SON OF DIRT:
I left Cardiff, instinctively drawn back home to that small
backwater town I previously couldn’t wait to leave. This time
I discovered a family waiting for me that I completely connected with,
they listened, gave me space, watched me slip out to the pub with my
old school mates, stagger home & gradually open the shell. I was
shocked to find parents that were cool & a grandmother who let me
into the wildest secret of all, ‘that she’d been young once too!’
I never looked at my family the same again, they loved me & I never
knew how much till then – all thanks to the loss of a girlfriend .
By the end of the week I was ready to return to Wales, to pack up
& get a job. At least I felt strong enough to walk streets still
haunted by the ghosts of memories – it would make a great song.
Back at college, sitting in my shaman’s hut, ankle deep in sand,
surveying the quaint little objects I’d created in a previous
life, I thought what valueless crap it all looked now & how far
from reality. What had possessed me to wasted time on such childish
pursuits? I sat there in the gloom, angry at every tiny detail of
that hut, feeling nothing but disdain for Art & the tutors who thought
I was worth teaching. An hour passed, maybe longer, I didn’t move,
listening to the voices outside, laughing, life continuing, people
doing business regardless of my pain.
There was a collection of wooden balls in front of me, a game I’d
been working on before the crash. They waited, half painted, blinking,
watching to see what I’d do, holding their breath. By rights I should’ve
shovelled the lot into a bin & got out’ve there. Instead I decided they
needed finishing. Picking the first ball up, turning it around, it told
me what colour it wanted to be &
I dutifully obeyed – everything turned around from there.

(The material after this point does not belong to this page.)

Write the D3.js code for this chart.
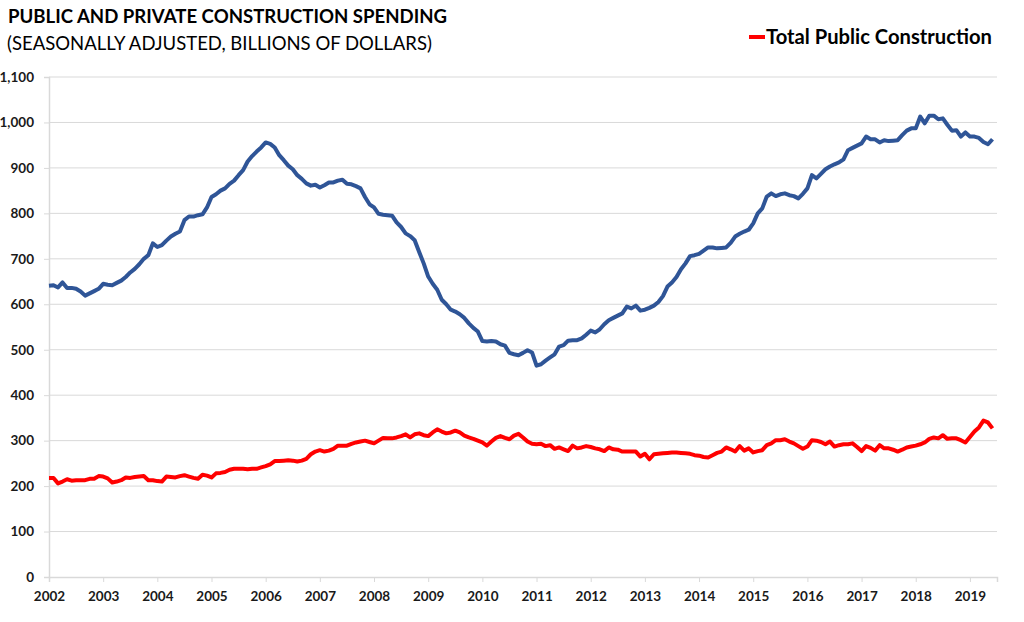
<!DOCTYPE html>
<html>
<head>
<meta charset="utf-8">
<script src="https://cdn.jsdelivr.net/npm/d3@7"></script>
<style>
  body { margin: 0; background: #fff; }
  svg { display: block; font-family: Lato, 'Open Sans', sans-serif; }
</style>
</head>
<body>
<script>
const width = 1024;
const height = 622;
const margin = {top: 77, right: 27, bottom: 45, left: 49};

const startYear = 2002;
const yearTicks = d3.range(2002, 2020);
const yTicks = d3.range(0, 1101, 100);

// monthly values, Jan 2002 .. Jun 2019
const privateVals = [
  641, 642, 637, 648, 636, 636, 634, 628, 619, 624, 629, 634,
  645, 643, 642, 647, 652, 660, 670, 678, 688, 700, 708, 734,
  726, 730, 740, 749, 755, 760, 785, 793, 793, 796, 798, 813,
  836, 842, 850, 855, 865, 872, 884, 895, 914, 926, 936, 945,
  956, 953, 945, 928, 917, 905, 897, 884, 876, 866, 861, 863,
  857, 862, 868, 868, 872, 874, 865, 864, 860, 855, 836, 820,
  813, 799, 797, 796, 795, 780, 770, 756, 750, 741, 715, 690,
  661, 645, 632, 610, 600, 588, 584, 578, 570, 558, 548, 540,
  519, 518, 519, 518, 512, 509, 493, 490, 488, 493, 499, 494,
  465, 468, 476, 483, 490, 507, 510, 520, 521, 521, 525, 533,
  542, 538, 545, 556, 565, 570, 575, 580, 595, 591, 597, 586,
  588, 592, 597, 605, 618, 639, 648, 660, 677, 690, 706, 708,
  711, 718, 725, 725, 723, 724, 725, 735, 749, 755, 760, 764,
  778, 800, 811, 837, 844, 838, 842, 844, 840, 838, 833, 843,
  855, 884, 877, 887, 897, 903, 908, 912, 919, 939, 944, 949,
  954, 969, 963, 963, 956, 961, 959, 960, 961, 972, 982, 987,
  987, 1013, 998, 1015, 1015, 1007, 1009, 995, 982, 983, 969, 978,
  969, 969, 966, 957, 952, 963
];

const publicVals = [
  218, 218, 206, 210, 215, 212, 213, 213, 213, 216, 216, 222,
  221, 217, 208, 210, 213, 219, 218, 220, 221, 222, 213, 213,
  211, 210, 221, 220, 219, 222, 224, 221, 218, 216, 225, 223,
  219, 228, 229, 231, 236, 238, 238, 238, 237, 238, 238, 241,
  244, 248, 255, 255, 256, 257, 256, 254, 256, 260, 270, 276,
  279, 276, 278, 282, 289, 289, 289, 293, 296, 298, 300, 297,
  294, 300, 306, 305, 305, 307, 310, 314, 307, 314, 316, 312,
  310, 318, 325, 320, 316, 318, 322, 318, 311, 307, 304, 300,
  296, 289, 298, 306, 310, 306, 303, 311, 315, 307, 298, 293,
  292, 293, 288, 290, 282, 285, 281, 277, 289, 283, 285, 288,
  286, 283, 281, 277, 285, 281, 280, 276, 276, 276, 276, 265,
  271, 259, 270, 271, 272, 273, 274, 274, 273, 272, 271, 268,
  267, 264, 263, 268, 273, 276, 285, 281, 276, 288, 278, 283,
  274, 277, 279, 290, 294, 301, 301, 303, 298, 294, 288, 282,
  287, 301, 300, 297, 292, 298, 287, 290, 292, 292, 294, 286,
  277, 288, 284, 278, 290, 283, 283, 280, 276, 280, 285, 287,
  289, 292, 296, 304, 307, 305, 312, 304, 305, 305, 301, 296,
  308, 320, 329, 344, 340, 327
];

const svg = d3.select('body').append('svg')
  .attr('width', width)
  .attr('height', height);

const x = d3.scaleLinear()
  .domain([startYear, startYear + 210 / 12])
  .range([margin.left, width - margin.right]);

const y = d3.scaleLinear()
  .domain([0, 1100])
  .range([height - margin.bottom, margin.top]);

// gridlines
svg.append('g')
  .selectAll('line')
  .data(yTicks.filter(d => d > 0))
  .enter()
  .append('line')
  .attr('x1', margin.left)
  .attr('x2', width - margin.right)
  .attr('y1', d => y(d))
  .attr('y2', d => y(d))
  .attr('stroke', '#d9d9d9')
  .attr('stroke-width', 1);

const yAxis = d3.axisLeft(y)
  .tickValues(yTicks)
  .tickSize(5)
  .tickPadding(10)
  .tickFormat(d3.format(','));

const yg = svg.append('g')
  .attr('transform', `translate(${margin.left},0)`)
  .call(yAxis);

const xAxis = d3.axisBottom(x)
  .tickValues(yearTicks)
  .tickSize(5)
  .tickPadding(9)
  .tickFormat(d3.format('d'));

const xg = svg.append('g')
  .attr('transform', `translate(0,${height - margin.bottom})`)
  .call(xAxis);

[yg, xg].forEach(g => {
  g.select('.domain').attr('stroke', '#d9d9d9').attr('stroke-width', 1.5);
  g.selectAll('.tick line').attr('stroke', '#d9d9d9');
  g.selectAll('.tick text')
    .attr('fill', '#1a1a1a')
    .style('font-size', '13.5px')
    .style('font-weight', '700')
    .style('font-family', "Lato, 'Open Sans', sans-serif");
});

const line = d3.line()
  .x((d, i) => x(startYear + i / 12))
  .y(d => y(d));

svg.append('path')
  .datum(privateVals)
  .attr('d', line)
  .attr('fill', 'none')
  .attr('stroke', '#2f5597')
  .attr('stroke-width', 4)
  .attr('stroke-linejoin', 'round');

svg.append('path')
  .datum(publicVals)
  .attr('d', line)
  .attr('fill', 'none')
  .attr('stroke', '#ff0000')
  .attr('stroke-width', 4)
  .attr('stroke-linejoin', 'round');

// titles
svg.append('text').text('PUBLIC AND PRIVATE CONSTRUCTION SPENDING')
  .attr('x', 8).attr('y', 23)
  .style('font-size', '18.6px').style('font-weight', '700').attr('fill', '#000');

svg.append('text').text('(SEASONALLY ADJUSTED, BILLIONS OF DOLLARS)')
  .attr('x', 7).attr('y', 50)
  .style('font-size', '18.5px').attr('fill', '#000');

// legend
svg.append('line')
  .attr('x1', 749).attr('x2', 765)
  .attr('y1', 37).attr('y2', 37)
  .attr('stroke', '#ff0000').attr('stroke-width', 4);

svg.append('text').text('Total Public Construction')
  .attr('x', 766).attr('y', 44)
  .style('font-size', '20.2px').style('font-weight', '700').attr('fill', '#000');
</script>
</body>
</html>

Soon after, my drinking mates invited me into the Brotherhood of Dirt,
I became an official resident of The Punk House. Now, with all
credentials correct, I could take my place in the world’s best party
house. Les, who had the tiniest room at the top, invited me to
share with him. The walls were the best kept in the house, not a single
crack or blemish, as he stole plaster powder from college to skim them.
They were smooth, organised, together, I was in good company & going
places!
Our beds were two fire doors rescued from a skip, laid at right angles
to each other & propped up on bricks. I slept in a sleeping bag on top of
mine & in the morning cooked breakfast over a one bar electric fire.
In the gloom of a tiny landing outside I stored a sealed jar of bones from
the last Sunday Roast I’d had with the girlfriend. She’d moved in with the
new bloke & was living next door. It hurt for a week, but like that jar of
bones it never got opened again.
Art became my closest friend & though our relationship sometimes grew a
little thin, I never let go of it again.